Wrong on two counts; American Indians did not learn scalping from the Europeans and no one is declaring scalping or beheading excusable.




I would not be surprised to discover that you are correct about the origins of Indian scalping. It would be a classic case of revisionist history proved wrong.

However, you are wrong that no one is declaring beheading excusable.

Any argument that barbaric actions learned from so-called civilized sources represents an implicit excuse. Why else make the comment? Clever irony? Consider the source.
0 Replies
 
Anon-Voter
 
  1  
Reply Thu 13 Apr, 2006 07:49 am
Finn d'Abuzz wrote:
xingu wrote:
Finn wrote:
American Indians learned the art of scalping from European bounty hunters, and therefore Indian scalping of innocents was excusable.


Wrong on two counts; American Indians did not learn scalping from the Europeans and no one is declaring scalping or beheading excusable.




I would not be surprised to discover that you are correct about the origins of Indian scalping.
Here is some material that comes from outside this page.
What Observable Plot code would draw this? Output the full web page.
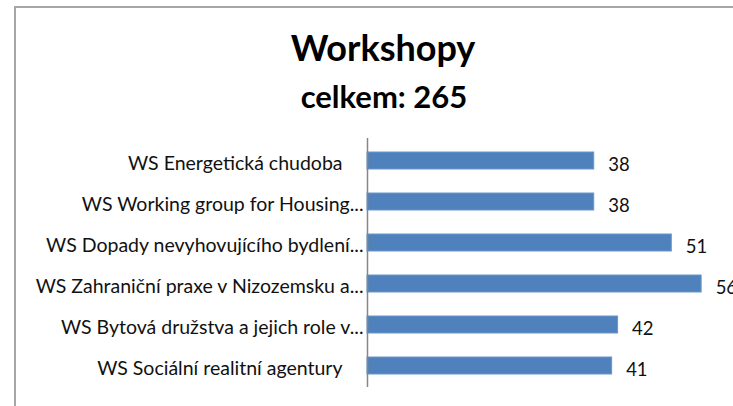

It would be a classic case of revisionist history proved wrong.

However, you are wrong that no one is declaring beheading excusable.

Any argument that barbaric actions learned from so-called civilized sources represents an implicit excuse. Why else make the comment? Clever irony? Consider the source.


Finn,

You're as crabby as usual. You really need to get laid!

I never said it was acceptable, that was your words. I didn't imply it was acceptable ... I just think it's ironic that we are so righteous.